In [29]:
import pandas as pd
import numpy as np
import csv
pd.options.mode.chained_assignment = None  # default='warn'

In [42]:
account_mapper = {
    '中国银行信用卡(7211)': '中行7211',
    '招商银行信用卡(0565)': '招行0565',
}
category_mapper = {
    '餐饮美食' : '餐饮&外出就餐 > 餐饮/外出就餐',
    '充值缴费' : '账单 > 燃气',
    '服饰装扮' : '衣服 > 服装',
    '公共服务' : '其他',
    '家居家装' : '房屋 > 家具/装饰品',
    '其他' : '其他',
    '日用百货' : '其他',
    '数码电器' : '数码 > 其他',
    '医疗健康' : '卫生保健 > 医疗'
}

In [None]:
record_list = []
with open('bill_data_original.csv', encoding='utf-8') as csvfile:
    reader = csv.reader(csvfile)
    for row in reader:
        if len(row) > 2:
            row = [x.strip() for x in row]
            record_list.append(row)

file_path = 'bill_data.csv'
with open(file_path,'w', encoding='utf-8', newline='') as csvfile:
        writer = csv.writer(csvfile)
        writer.writerows(record_list)

In [50]:
bill = pd.read_csv(file_path, encoding='utf-8')
bill = bill.drop(columns=['Unnamed: 11'])
bill = bill.fillna('')

bill = bill[~bill['交易状态'].str.contains('失败')]
bill = bill[~bill['交易状态'].str.contains('交易关闭')]
bill = bill[~bill['商品说明'].str.contains('^余额宝-.*-收益发放')]
bill = bill[bill['金额'] > 0]

bill['Currency'] = 'CNY'
bill['Payee'] = bill['交易对方']
bill = bill.drop(columns=['交易对方'])
bill['Date'] = bill['交易时间'].str.split(' ', expand=True)[0]
bill = bill.drop(columns=['交易时间'])
bill = bill.drop(columns=['交易订单号'])
bill = bill.drop(columns=['商家订单号'])
bill['Description'] = bill['商品说明']
bill = bill.drop(columns=['商品说明'])

expense_bill = bill[bill['收/支'] == '支出']
income_bill = bill[bill['收/支'] == '收入']
other_bill = bill[bill['收/支'] == '其他']



In [None]:
expense_bill['Amount'] = expense_bill.apply(lambda row: -1 * row['金额'], axis=1)
expense_bill['Account'] = expense_bill.apply(lambda row: account_mapper.get(row['收/付款方式'], ''), axis=1)
expense_bill['Transfers'] = ''
expense_bill['Category'] = expense_bill.apply(lambda row: category_mapper.get(row['交易分类'], '其他'), axis=1)

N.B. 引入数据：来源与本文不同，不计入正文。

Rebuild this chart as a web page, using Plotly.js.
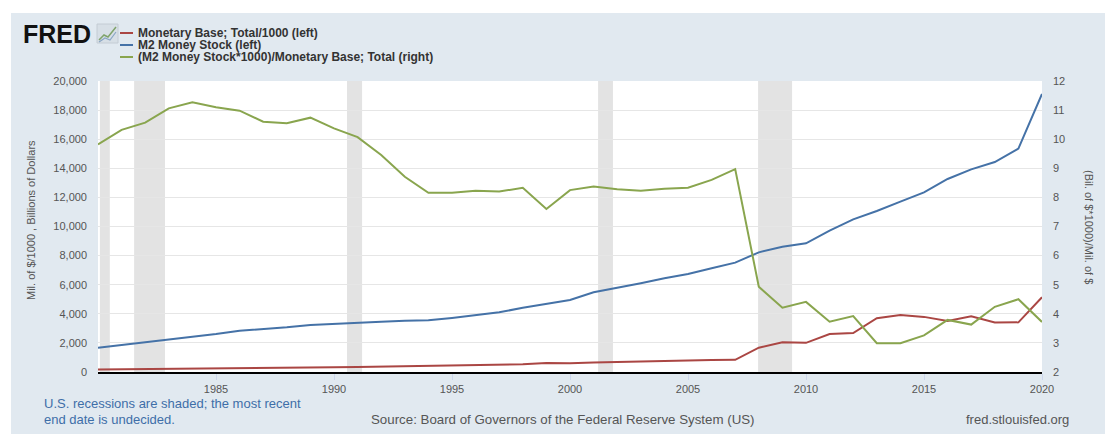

expense_bill = expense_bill.drop(columns=['收/支', '对方账号', '收/付款方式', '金额', '交易分类', '交易状态'])
expense_bill.to_csv('expense_bill.csv', index=False)

In [51]:
other_bill = other_bill[other_bill['Description'].str.contains('^退款')]

other_bill['Amount'] = other_bill['金额']
other_bill['Account'] = other_bill.apply(lambda row: account_mapper.get(row['收/付款方式'], ''), axis=1)
other_bill['Transfers'] = ''
other_bill['Category'] = '其他'

other_bill = other_bill.drop(columns=['收/支', '对方账号', '收/付款方式', '金额', '交易分类', '交易状态'])

other_bill.to_csv('other_bill.csv', index=False)